::: Data extract :::

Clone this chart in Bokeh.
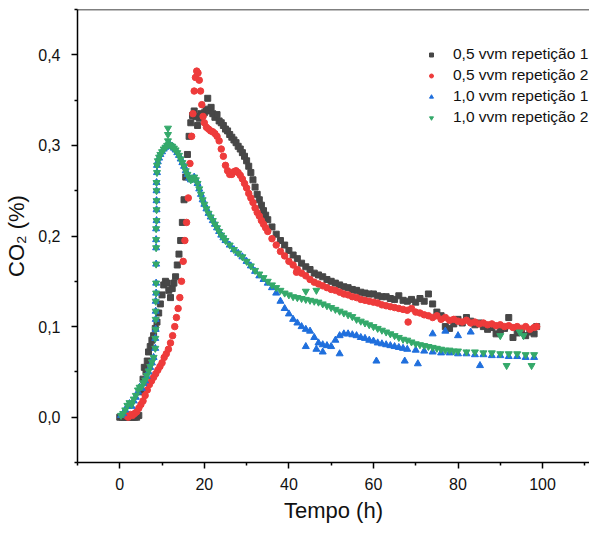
from bokeh.plotting import figure
from bokeh.models import (Range1d, FixedTicker, CustomJSTickFormatter, Legend, LegendItem, Span)
from bokeh.embed import file_html
from bokeh.resources import INLINE

# ---------------- data ----------------
# 0,5 vvm repetição 1
t_a1 = [0, 0.5, 1, 1.5, 2, 2.5, 3, 3.5, 4, 4.5, 5.0, 5.5, 5.8, 6.2, 6.5, 6.8, 7.2, 7.6, 8.0, 8.4,
        8.8, 9.2, 9.6, 10.0, 10.4, 10.8, 11.2, 11.6, 12.0, 12.4, 12.8, 13.2, 13.6, 14.0, 14.4, 14.8,
        15.2, 15.6, 16.0, 16.4, 16.8, 17.2, 17.6, 18.0, 18.4, 18.8, 19.2, 19.6, 20.0, 20.4, 20.8,
        21.2, 21.6, 22.0, 22.5, 23.0, 23.5, 24.0, 24.5, 25.0, 25.5, 26.0, 26.5, 27.0, 27.5, 28.0,
        28.5, 29.0, 29.5, 30.0, 30.5, 31.0, 31.5, 32.0, 32.5, 33.0, 33.5, 34.0, 34.5, 35.0, 36, 37,
        38, 39, 40, 41, 42, 43, 44, 45, 46, 47, 48, 49, 50, 51, 52, 53, 54, 55, 56, 57, 58, 59, 60,
        61, 62, 63, 64, 65, 66, 67, 68, 69, 70, 71, 72, 73, 74, 75, 76, 77, 78, 79, 80, 81, 82, 83,
        84, 85, 86, 87, 88, 89, 90, 91, 92, 93, 94, 95, 96, 97, 98, 98.6]
co2_a1 = [0, 0, 0, 0, 0, 0, 0, 0, 0, 0.002, 0.028, 0.042, 0.055, 0.05, 0.062, 0.072, 0.078, 0.085,
          0.09, 0.098, 0.105, 0.115, 0.125, 0.135, 0.146, 0.15, 0.148, 0.14, 0.132, 0.142, 0.148,
          0.155, 0.168, 0.18, 0.195, 0.215, 0.24, 0.265, 0.29, 0.31, 0.325, 0.333, 0.338, 0.332,
          0.322, 0.33, 0.335, 0.334, 0.336, 0.34, 0.352, 0.338, 0.342, 0.335, 0.331, 0.334, 0.327,
          0.325, 0.322, 0.318, 0.316, 0.312, 0.309, 0.306, 0.303, 0.299, 0.296, 0.292, 0.288, 0.283,
          0.277, 0.27, 0.262, 0.254, 0.246, 0.24, 0.234, 0.228, 0.223, 0.218, 0.21, 0.202, 0.195,
          0.19, 0.184, 0.179, 0.175, 0.17, 0.166, 0.163, 0.159, 0.157, 0.155, 0.152, 0.15, 0.148,
          0.146, 0.144, 0.143, 0.141, 0.14, 0.138, 0.137, 0.136, 0.136, 0.134, 0.133, 0.133, 0.131,
          0.13, 0.134, 0.129, 0.128, 0.13, 0.127, 0.131, 0.128, 0.136, 0.125, 0.116, 0.112, 0.1,
          0.098, 0.103, 0.108, 0.104, 0.11, 0.106, 0.102, 0.104, 0.1, 0.097, 0.099, 0.092, 0.096,
          0.098, 0.11, 0.088, 0.093, 0.095, 0.09, 0.094, 0.092, 0.1]

# 0,5 vvm repetição 2
t_a2 = [1.5, 2, 2.5, 3, 3.5, 4, 4.5, 5, 5.5, 6, 6.5, 7, 7.5, 8, 8.5, 9, 9.5, 10, 10.5, 11, 11.5,
        12, 12.5, 13, 13.4, 13.8, 14.2, 14.6, 15.0, 15.4, 15.8, 16.2, 16.6, 17.0, 17.3, 17.6, 17.9,
        18.2, 18.5, 18.8, 19.1, 19.4, 19.7, 20.0, 20.5, 21.0, 21.5, 22.0, 22.5, 23.0, 23.5, 24.0,
        24.5, 25.0, 25.5, 26.0, 26.5, 27.0, 27.5, 28.0, 28.5, 29.0, 29.5, 30.0, 30.5, 31.0, 31.5,
        32.0, 32.5, 33.0, 33.5, 34.0, 34.5, 35.0, 36, 37, 38, 39, 40, 41, 42, 43, 44, 45, 46, 47,
        48, 49, 50, 51, 52, 53, 54, 55, 56, 57, 58, 59, 60, 61, 62, 63, 64, 65, 66, 67, 68, 69, 70,
        71, 72, 73, 74, 75, 76, 77, 78, 79, 80, 81, 82, 83, 84, 85, 86, 87, 88, 89, 90, 91, 92, 93,
        94, 95, 96, 97, 98, 98.6, 41.8, 68.2]
co2_a2 = [0.002, 0.0, 0.003, 0.002, 0.004, 0.006, 0.01, 0.014, 0.018, 0.024, 0.03, 0.036, 0.04,
          0.044, 0.048, 0.052, 0.056, 0.06, 0.066, 0.07, 0.075, 0.082, 0.09, 0.1, 0.11, 0.12,
          0.132, 0.15, 0.172, 0.195, 0.215, 0.242, 0.28, 0.31, 0.335, 0.36, 0.375, 0.382, 0.38,
          0.372, 0.36, 0.345, 0.332, 0.325, 0.32, 0.318, 0.316, 0.315, 0.313, 0.31, 0.305, 0.296,
          0.288, 0.278, 0.272, 0.268, 0.268, 0.271, 0.272, 0.27, 0.267, 0.263, 0.258, 0.253,
          0.247, 0.242, 0.237, 0.231, 0.226, 0.222, 0.217, 0.213, 0.209, 0.205, 0.197, 0.19,
          0.183, 0.178, 0.172, 0.168, 0.163, 0.159, 0.156, 0.152, 0.149, 0.147, 0.145, 0.143,
          0.141, 0.14, 0.138, 0.136, 0.135, 0.133, 0.132, 0.13, 0.129, 0.128, 0.127, 0.126, 0.124,
          0.123, 0.122, 0.121, 0.12, 0.119, 0.118, 0.12, 0.116, 0.115, 0.113, 0.112, 0.11, 0.112,
          0.108, 0.11, 0.107, 0.108, 0.106, 0.105, 0.107, 0.104, 0.105, 0.103, 0.104, 0.102,
          0.103, 0.101, 0.102, 0.1, 0.101, 0.099, 0.1, 0.098, 0.1, 0.097, 0.099, 0.1, 0.16, 0.105]

# 1,0 vvm repetição 1
t_b1 = [0.3, 0.8, 1.3, 1.8, 2.3, 2.8, 3.3, 3.8, 4.3, 4.7, 5.2, 5.6, 6.0, 6.4, 6.8, 7.2, 7.6, 8.0,
        8.4, 8.4, 8.5, 8.5, 8.5, 8.5, 8.6, 8.6, 8.6, 8.6, 8.6, 8.6, 8.7, 8.7, 8.7, 8.7, 8.7, 8.8,
        8.8, 9.0, 9.3, 9.6, 10.0, 10.4, 10.8, 11.2, 11.6, 12.0, 12.4, 12.8, 13.2, 13.6, 14.0,
        14.4, 14.8, 15.2, 15.6, 16.0, 16.4, 16.8, 17.2, 17.6, 18.0, 18.4, 18.8, 19.2, 19.6, 20.0,
        20.5, 21.0, 21.5, 22.0, 22.5, 23.0, 23.5, 24.0, 24.5, 25.0, 26, 27, 28, 29, 30, 31, 32,
        33, 34, 35, 36, 37, 38, 39, 40, 41, 42, 43, 44, 45, 46, 47, 48, 49, 50, 51, 52, 53, 54,
        55, 56, 57, 58, 59, 60, 61, 62, 63, 64, 65, 66, 67, 68, 70, 72, 74, 76, 78, 80, 82, 84,
        86, 88, 90, 92, 94, 96, 98,
        46.5, 60.7, 67.4, 70.5, 74, 77, 80, 83, 85.2, 44, 48, 52]
co2_b1 = [0.002, 0.004, 0.008, 0.012, 0.015, 0.012, 0.018, 0.022, 0.028, 0.033, 0.032, 0.037,
          0.04, 0.045, 0.05, 0.055, 0.06, 0.066, 0.076, 0.087, 0.097, 0.108, 0.117, 0.128, 0.137,
          0.148, 0.169, 0.187, 0.196, 0.208, 0.217, 0.229, 0.239, 0.25, 0.259, 0.27, 0.278, 0.282,
          0.286, 0.29, 0.293, 0.296, 0.298, 0.3, 0.301, 0.3, 0.299, 0.297, 0.295, 0.292, 0.289,
          0.285, 0.281, 0.277, 0.272, 0.268, 0.264, 0.262, 0.263, 0.265, 0.262, 0.258, 0.252,
          0.246, 0.24, 0.235, 0.23, 0.225, 0.221, 0.217, 0.213, 0.209, 0.205, 0.201, 0.198, 0.195,
          0.19, 0.185, 0.181, 0.177, 0.172, 0.167, 0.161, 0.156, 0.152, 0.148, 0.143, 0.137,
          0.128, 0.12, 0.114, 0.108, 0.104, 0.1, 0.097, 0.095, 0.088, 0.082, 0.08, 0.079, 0.078,
          0.085, 0.09, 0.092, 0.092, 0.091, 0.09, 0.088, 0.087, 0.085, 0.084, 0.082, 0.081, 0.08,
          0.079, 0.078, 0.077, 0.076, 0.075, 0.074, 0.073, 0.072, 0.071, 0.071, 0.07, 0.07, 0.069,
          0.069, 0.068, 0.068, 0.067, 0.067, 0.066, 0.066,
          0.075, 0.062, 0.062, 0.059, 0.092, 0.095, 0.09, 0.094, 0.057, 0.078, 0.072, 0.07]

# 1,0 vvm repetição 2
t_b2 = [0.3, 0.8, 1.3, 1.8, 2.3, 2.8, 3.3, 3.8, 4.3, 4.7, 5.2, 5.6, 6.0, 6.4, 6.8, 7.2, 7.6, 8.0,
        8.4, 8.4, 8.5, 8.5, 8.5, 8.5, 8.6, 8.6, 8.6, 8.6, 8.6, 8.6, 8.7, 8.7, 8.7, 8.7, 8.7, 8.8,
        8.8, 9.0, 9.3, 9.6, 10.0, 10.4, 10.8, 11.2, 11.4, 11.4, 11.4, 11.6, 12.0, 12.4, 12.8,
        13.2, 13.6, 14.0, 14.4, 14.8, 15.2, 15.6, 16.0, 16.4, 16.8, 17.2, 17.6, 18.0, 18.4, 18.8,
        19.2, 19.6, 20.0, 20.5, 21.0, 21.5, 22.0, 22.5, 23.0, 23.5, 24.0, 24.5, 25.0, 26, 27, 28,
        29, 30, 31, 32, 33, 34, 35, 36, 37, 38, 39, 40, 41, 42, 43, 44, 45, 46, 47, 48, 49, 50,
        51, 52, 53, 54, 55, 56, 57, 58, 59, 60, 61, 62, 63, 64, 65, 66, 67, 68, 69, 70, 71, 72,
        73, 74, 75, 76, 77, 78, 79, 80, 82, 84, 86, 88, 90, 92, 94, 96, 98,
        44, 46.5, 94.6, 97.4, 91.5, 95.5, 90]
co2_b2 = [0.002, 0.004, 0.008, 0.013, 0.016, 0.014, 0.02, 0.024, 0.03, 0.033, 0.034, 0.038, 0.041,
          0.046, 0.051, 0.056, 0.061, 0.066, 0.076, 0.087, 0.097, 0.108, 0.117, 0.128, 0.137,
          0.148, 0.169, 0.187, 0.196, 0.208, 0.217, 0.229, 0.239, 0.25, 0.259, 0.27, 0.278, 0.283,
          0.287, 0.29, 0.293, 0.296, 0.298, 0.3, 0.305, 0.312, 0.319, 0.301, 0.3, 0.299, 0.297,
          0.295, 0.292, 0.289, 0.285, 0.281, 0.277, 0.272, 0.268, 0.264, 0.262, 0.263, 0.265,
          0.262, 0.258, 0.252, 0.246, 0.24, 0.235, 0.23, 0.225, 0.221, 0.217, 0.213, 0.209, 0.205,
          0.201, 0.198, 0.195, 0.19, 0.185, 0.181, 0.177, 0.172, 0.167, 0.162, 0.158, 0.154, 0.15,
          0.146, 0.143, 0.14, 0.137, 0.135, 0.133, 0.132, 0.131, 0.13, 0.129, 0.128, 0.127, 0.125,
          0.123, 0.121, 0.119, 0.117, 0.115, 0.113, 0.111, 0.108, 0.106, 0.104, 0.102, 0.1, 0.098,
          0.096, 0.094, 0.092, 0.09, 0.088, 0.086, 0.085, 0.083, 0.081, 0.08, 0.079, 0.078, 0.077,
          0.076, 0.075, 0.074, 0.074, 0.073, 0.073, 0.072, 0.072, 0.071, 0.071, 0.07, 0.07, 0.07,
          0.069, 0.069,
          0.139, 0.14, 0.094, 0.057, 0.057, 0.09, 0.09]

labels = ["0,5 vvm repetição 1", "0,5 vvm repetição 2", "1,0 vvm repetição 1", "1,0 vvm repetição 2"]
x_ticks = [0, 20, 40, 60, 80, 100]
x_minor = [-10, 10, 30, 50, 70, 90, 110]
y_ticks = [0.0, 0.1, 0.2, 0.3, 0.4]
y_minor = [-0.05, 0.05, 0.15, 0.25, 0.35, 0.45]

# ---------------- figure ----------------
FONT = "Liberation Sans"
p = figure(width=589, height=526, output_backend="svg", toolbar_location=None,
           x_range=Range1d(-10, 111.1), y_range=Range1d(-0.05, 0.45),
           min_border_left=77, min_border_right=0, min_border_top=9, min_border_bottom=64)
p.grid.visible = False
p.outline_line_color = None
p.background_fill_color = "white"
p.border_fill_color = "white"

r1 = p.scatter(t_a1, co2_a1, marker="square", size=6, color="#474747")
r2 = p.scatter(t_a2, co2_a2, marker="circle", size=6.5, color="#ee3b3b")
r3 = p.scatter(t_b1, co2_b1, marker="triangle", size=7, color="#1f6fdd")
r4 = p.scatter(t_b2, co2_b2, marker="inverted_triangle", size=7, color="#34a96a")

p.add_layout(Span(location=0.45, dimension="width", line_color="black", line_width=1.5))

for ax in (p.xaxis[0], p.yaxis[0]):
    ax.axis_line_width = 1.5
    ax.axis_line_color = "black"
    ax.major_tick_line_width = 1.5
    ax.minor_tick_line_width = 1.5
    ax.major_tick_in = 0
    ax.major_tick_out = 6
    ax.minor_tick_in = 0
    ax.minor_tick_out = 3
    ax.major_label_text_font = FONT
    ax.major_label_text_font_size = "16px"
    ax.major_label_text_color = "#111111"
    ax.axis_label_text_font = FONT
    ax.axis_label_text_font_size = "22px"
    ax.axis_label_text_font_style = "normal"
    ax.axis_label_text_color = "#111111"

p.xaxis[0].ticker = FixedTicker(ticks=x_ticks, minor_ticks=x_minor)
p.yaxis[0].ticker = FixedTicker(ticks=y_ticks, minor_ticks=y_minor)
p.xaxis[0].formatter = CustomJSTickFormatter(code="return tick.toFixed(0);")
p.yaxis[0].formatter = CustomJSTickFormatter(code="return tick.toFixed(1).replace('.', ',');")
p.xaxis[0].major_label_standoff = 9
p.yaxis[0].major_label_standoff = 11
p.xaxis[0].axis_label = "Tempo (h)"
p.yaxis[0].axis_label = "CO\u2082 (%)"
p.xaxis[0].axis_label_standoff = 5
p.yaxis[0].axis_label_standoff = 6

legend = Legend(items=[LegendItem(label=labels[0], renderers=[r1]),
                       LegendItem(label=labels[1], renderers=[r2]),
                       LegendItem(label=labels[2], renderers=[r3]),
                       LegendItem(label=labels[3], renderers=[r4])],
                location=(349, 334.5), padding=0, spacing=0, margin=0,
                glyph_width=10, glyph_height=21, label_height=21, label_standoff=17,
                label_text_font=FONT, label_text_font_size="15.5px", label_text_color="#111111",
                border_line_color=None, background_fill_alpha=0)
p.add_layout(legend)

open("out.html", "w").write(file_html(p, INLINE))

:::

Only lines belong in the copy: transcribe those from the start of the data through the line that contains "from bokeh.resources import INLINE", and skip the pictures.

Clone this chart in Bokeh.
from bokeh.plotting import figure
from bokeh.models import (Range1d, FixedTicker, CustomJSTickFormatter, Legend, LegendItem, Span)
from bokeh.embed import file_html
from bokeh.resources import INLINE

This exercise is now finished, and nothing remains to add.